There are clear benefits of this work for young people, adults and communities. Evaluation and research show this: young people in youth civic engagement are likely to be doing non-violent, legal civic work; they contribute to their communities by educating others on important issues, engaging in systemic change efforts, and working to support local public efforts; they develop, often, in-depth and nuanced understandings of the community, citizenship and democracy. Who benefits from these? As seen by adults: young people! A silly, obvious answer, no? But the true answer is more complex: The community too benefits.
What do young people see as benefit, and to whom? Youth civic engagement carried out by civic youth workers has three benefits, from young people’s perspective. First, it supports them in “getting something they care about done.” This is often more that task completion. Getting something done also means they learn how to get something done, around here, now and then later, again. Whether they are working in their community, school, or in an after school program, they learn how to navigate these institutions and contacts (e.g. they learn who and by when in order to bring about a particular change). To young people the benefit is enhanced understanding of where they are and how they can be effective in achieving their goals. Thus, this is about their civic project, and also about their lives at school, home, and at work.

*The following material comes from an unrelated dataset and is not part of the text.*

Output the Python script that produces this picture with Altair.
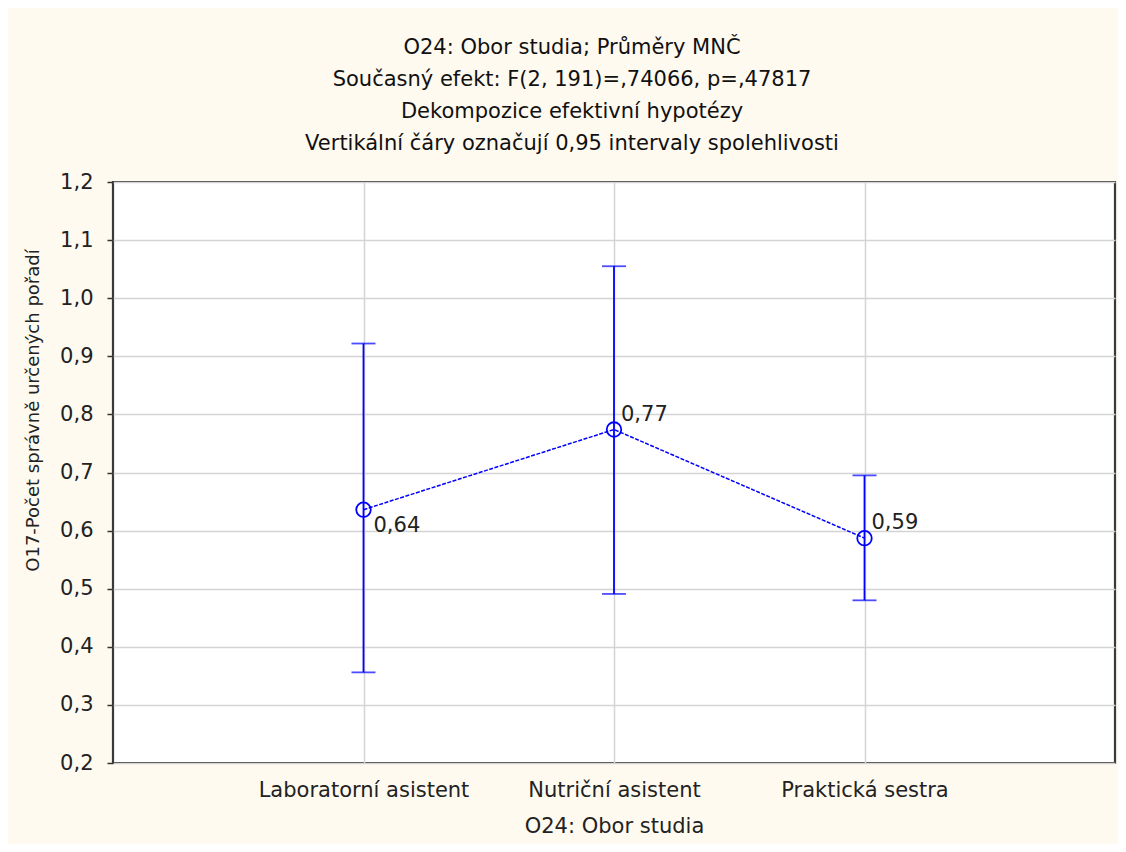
import altair as alt
import pandas as pd

categories = ["Laboratorní asistent", "Nutriční asistent", "Praktická sestra"]
means = [0.636, 0.774, 0.587]
lower = [0.356, 0.491, 0.480]
upper = [0.922, 1.055, 0.695]
labels = ["0,64", "0,77", "0,59"]

title_lines = [
    "O24: Obor studia; Průměry MNČ",
    "Současný efekt: F(2, 191)=,74066, p=,47817",
    "Dekompozice efektivní hypotézy",
    "Vertikální čáry označují 0,95 intervaly spolehlivosti",
]
x_title = "O24: Obor studia"
y_title = "O17-Počet správně určených pořadí"

df = pd.DataFrame({
    "cat": categories,
    "mean": means,
    "lo": lower,
    "hi": upper,
    "label": labels,
})

FONT = "DejaVu Sans"
BLUE = "#0000FF"

x_enc = alt.X(
    "cat:N",
    sort=categories,
    scale=alt.Scale(type="point", padding=1),
    axis=alt.Axis(
        title=x_title,
        labelAngle=0,
        labelLimit=0,
        ticks=False,
        domain=False,
        grid=True,
        gridColor="#D4D4D4",
        gridWidth=1.5,
        labelPadding=16,
        titlePadding=15,
        titleFontSize=21,
    ),
)
y_scale = alt.Scale(domain=[0.2, 1.2], nice=False, zero=False)

base = alt.Chart(df)

rules = base.mark_rule(color=BLUE, strokeWidth=1.8).encode(
    x=x_enc,
    y=alt.Y(
        "lo:Q",
        scale=y_scale,
        axis=alt.Axis(
            title=y_title,
            values=[0.2, 0.3, 0.4, 0.5, 0.6, 0.7, 0.8, 0.9, 1.0, 1.1, 1.2],
            labelExpr="replace(format(datum.value, '.1f'), '.', ',')",
            domain=False,
            tickSize=6,
            tickColor="#333333",
            tickWidth=1.5,
            labelPadding=14,
            grid=True,
            gridColor="#D4D4D4",
            gridWidth=1.5,
            titleX=-80,
            titleY=228,
            titleAngle=270,
            titleAlign="center",
            titleBaseline="middle",
            titleFontSize=18,
        ),
    ),
    y2="hi:Q",
)

caps_lo = base.mark_tick(color=BLUE, orient="horizontal", size=24, thickness=1.8).encode(
    x=alt.X("cat:N", sort=categories), y=alt.Y("lo:Q")
)
caps_hi = base.mark_tick(color=BLUE, orient="horizontal", size=24, thickness=1.8).encode(
    x=alt.X("cat:N", sort=categories), y=alt.Y("hi:Q")
)

line = base.mark_line(color=BLUE, strokeWidth=1.5, strokeDash=[4, 1.5]).encode(
    x=alt.X("cat:N", sort=categories), y=alt.Y("mean:Q")
)

points = base.mark_point(
    shape="circle", filled=False, color=BLUE, size=210, strokeWidth=1.8, opacity=1
).encode(x=alt.X("cat:N", sort=categories), y=alt.Y("mean:Q"))

text_below = base.transform_filter(
    alt.datum.cat == categories[0]
).mark_text(
    align="left", baseline="middle", dx=10, dy=16, font=FONT, fontSize=21, color="#222222"
).encode(x=alt.X("cat:N", sort=categories), y=alt.Y("mean:Q"), text="label:N")

text_above = base.transform_filter(
    alt.datum.cat != categories[0]
).mark_text(
    align="left", baseline="middle", dx=7, dy=-15, font=FONT, fontSize=21, color="#222222"
).encode(x=alt.X("cat:N", sort=categories), y=alt.Y("mean:Q"), text="label:N")

chart = alt.layer(
    rules, caps_lo, caps_hi, line, points, text_below, text_above
).properties(
    width=1002,
    height=581,
    background="#FFFAF0",
    autosize=alt.AutoSizeParams(type="none"),
    padding={"left": 105, "top": 174, "right": 3, "bottom": 81},
    title=alt.TitleParams(
        text=title_lines,
        font=FONT,
        fontSize=21,
        fontWeight="normal",
        color="#111111",
        lineHeight=32,
        anchor="middle",
        dx=-42,
        offset=17,
    ),
).configure_view(
    fill="#FFFFFF",
    stroke="#3A3A3A",
    strokeWidth=2.2,
).configure_axis(
    labelFont=FONT,
    labelFontSize=21,
    labelColor="#222222",
    titleFont=FONT,
    titleFontSize=20,
    titleFontWeight="normal",
    titleColor="#222222",
)

chart.save("out.html", embed_options={"renderer": "svg", "actions": False})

Second civic youth work provides rehearsal time and open space where they work at developing their political and civic voices. In these spaces, they are supported while they investigate and discuss civic and political issues. This is a space where mistakes can be made and intuition and ideas said and responded to: They are invited into dialogue (Burbules, 1993) or civic discourse (Arnett & Arneson, 1999). By having enough group rehearsal time, they are able to speak on political and civic issues, to use their voice. The group provides a safe space to give and receive critique on their ideas and how to express these. When they have to speak publicly, they are ready to.

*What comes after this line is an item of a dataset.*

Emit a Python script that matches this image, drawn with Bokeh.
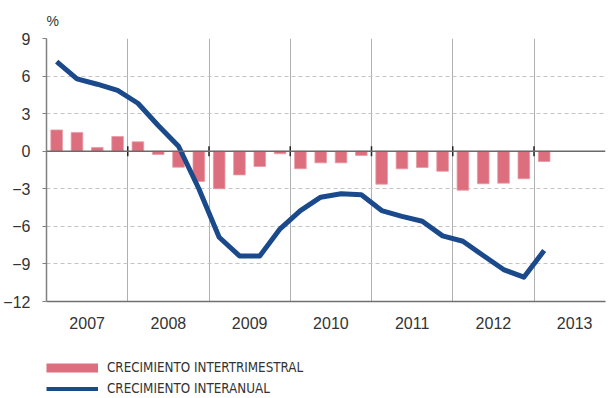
import numpy as np
from bokeh.plotting import figure
from bokeh.layouts import column
from bokeh.models import Range1d, FixedTicker, Span, Legend, LegendItem, Title, ColumnDataSource
from bokeh.embed import file_html
from bokeh.resources import INLINE

# ---- data ----
years = [2007, 2008, 2009, 2010, 2011, 2012, 2013]
year_labels = ["2007", "2008", "2009", "2010", "2011", "2012", "2013"]
quarters = ["I", "II", "III", "IV"]
y_ticks = [-12, -9, -6, -3, 0, 3, 6, 9]
series_names = ["CRECIMIENTO INTERTRIMESTRAL", "CRECIMIENTO INTERANUAL"]

# quarterly growth (bars), 2007 Q1 .. 2013 Q1
intertrimestral = [1.7, 1.5, 0.3, 1.17, 0.75, -0.26, -1.28, -2.42,
                   -3.0, -1.89, -1.22, -0.2, -1.4, -0.93, -0.93, -0.34,
                   -2.63, -1.41, -1.3, -1.6, -3.11, -2.6, -2.55, -2.2, -0.82]
# year-on-year growth (line)
interanual = [7.16, 5.78, 5.35, 4.85, 3.83, 2.05, 0.4, -3.0,
              -6.87, -8.36, -8.36, -6.2, -4.74, -3.67, -3.4, -3.48,
              -4.74, -5.2, -5.59, -6.76, -7.19, -8.33, -9.45, -10.06, -7.93]

PINK = "#dc6e7e"
BLUE = "#1b4a8c"
TXT = "#333333"
FONT = "Liberation Sans"

n = len(intertrimestral)
xq = [years[0] + (i + 0.5) / len(quarters) for i in range(n)]
src = ColumnDataSource(dict(x=xq, bar=intertrimestral, line=interanual))

boundaries = [y for y in years[1:]]
mids = [y + 0.5 for y in years]

W = 609
H1 = 333
H2 = 65
LEFT = 45

p = figure(width=W, height=H1, output_backend="svg", toolbar_location=None,
           x_range=Range1d(years[0], 2013.88), y_range=Range1d(-12, 9),
           min_border_left=LEFT, min_border_top=38, min_border_bottom=H1 - 301,
           min_border_right=4)
p.outline_line_color = None
p.background_fill_color = "white"
p.border_fill_color = "white"

# grids
p.ygrid.ticker = FixedTicker(ticks=[t for t in y_ticks if t not in (0, -12)])
p.ygrid.grid_line_color = "#c4c4c4"
p.ygrid.grid_line_dash = "4 3"
p.ygrid.grid_line_width = 1
p.xgrid.ticker = FixedTicker(ticks=boundaries)
p.xgrid.grid_line_color = "#b0b0b0"
p.xgrid.grid_line_width = 1

# bars
p.vbar(x="x", top="bar", bottom=0, width=0.143, source=src,
       fill_color=PINK, line_color="#e89aa5", line_width=0.8)

# zero line
p.add_layout(Span(location=0, dimension="width", line_color="#6a6a6a", line_width=1.5))
# small ticks on the zero line at year boundaries
p.segment(x0=boundaries, x1=boundaries, y0=[-0.4] * len(boundaries), y1=[0.4] * len(boundaries),
          line_color="#222222", line_width=1.5)

# line
p.line(x="x", y="line", source=src, line_color=BLUE, line_width=5, line_join="round")

# axes
p.yaxis.ticker = FixedTicker(ticks=y_ticks)
p.yaxis.major_tick_out = 4
p.yaxis.major_tick_in = 0
p.yaxis.minor_tick_line_color = None
p.yaxis.major_tick_line_color = "#808080"
p.yaxis.axis_line_color = "#808080"
p.yaxis.axis_line_width = 1.5
p.yaxis.major_label_standoff = 12
p.yaxis.major_label_text_font = FONT
p.yaxis.major_label_text_font_size = "16px"
p.yaxis.major_label_text_color = TXT

p.xaxis.ticker = FixedTicker(ticks=mids)
p.xaxis.major_label_overrides = {m: lab for m, lab in zip(mids, year_labels)}
p.xaxis.major_tick_line_color = None
p.xaxis.minor_tick_line_color = None
p.xaxis.axis_line_color = "#707070"
p.xaxis.axis_line_width = 1.5
p.xaxis.major_label_standoff = 9
p.xaxis.major_label_text_font = FONT
p.xaxis.major_label_text_font_size = "16px"
p.xaxis.major_label_text_color = TXT

# "%" unit label
p.add_layout(Title(text="%", align="left", text_font=FONT, text_font_size="14px",
                   text_font_style="normal", text_color=TXT, standoff=19, offset=0), "above")

# ---- legend figure ----
p2 = figure(width=W, height=H2, output_backend="svg", toolbar_location=None,
            x_range=Range1d(0, 1), y_range=Range1d(0, 1),
            x_axis_type=None, y_axis_type=None,
            min_border_left=0, min_border_right=0, min_border_top=0, min_border_bottom=0)
p2.outline_line_color = None
p2.xgrid.visible = False
p2.ygrid.visible = False
nan = np.array([np.nan])
pink_key = p2.line(x=nan, y=nan, line_color=PINK, line_width=9, line_cap="butt")
blue_key = p2.line(x=nan, y=nan, line_color=BLUE, line_width=4, line_cap="butt")
legend = Legend(items=[LegendItem(label=series_names[0], renderers=[pink_key]),
                       LegendItem(label=series_names[1], renderers=[blue_key])],
                location=(0, 1), orientation="vertical",
                glyph_width=52, glyph_height=17, label_height=17, spacing=4,
                label_standoff=9, padding=0, margin=0,
                label_text_font="DejaVu Sans Condensed",
                label_text_font_size="13.3px", label_text_color=TXT,
                background_fill_alpha=0, border_line_color=None)
p2.add_layout(legend, "center")

open("out.html", "w").write(file_html(column(p, p2, spacing=0), INLINE))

This is a benefit to young people because they have the time to improve their argument and delivery. This prevents their appearing immature in public. They become skillful in presenting the issue they care about and what they have or intend to do about this issue; they can speak intelligently and logically about their issue. They don’t just have opinion; they speak from evidence, too.
Finally, civic you work benefits young people by providing an avenue to develop and improve interpersonal skills. They learn how to work well with others-even those who are not friends. They are not always asked and supported in working with people different from them, both within their age group and especially those that are younger or older, with different interests, talents and capacities.
Civic youth work has benefits to young people and others. It raises awareness about the value and contribution of young people to their communities, now.
All reasonable youth programs and initiatives have intended outcomes, goals, results that they work towards. These too must use the larger social ecology of civic youth work. Outcomes must be at three levels: institutional/community, group and individual.
At the individual level, civic youth work creates the space where young people can experience citizenship. Here the focus is not on a particular set of skills or knowledge, but rather is on young people experiencing themselves as citizens: They begin to live citizenship, not merely to learn about it (Velure Roholt, Hildreth, Baizerman, 2008). The completion of a high quality group project is another intended outcome of civic youth work. This work, in an evaluation logic model joins output to outcome: The goal is for groups of young people to design, create, develop and complete a civic action project. Outcomes here on the group level is the work completed.
Finally, on the institutional/community level, civic youth work is assessed by how well young people take on and live as citizens in their everyday lives in their communities—i.e., how communities invite and incorporate youth, how, in turn, communities become more active and democratic and also over time, how there is an increase in the democratic practice of that communities institutions.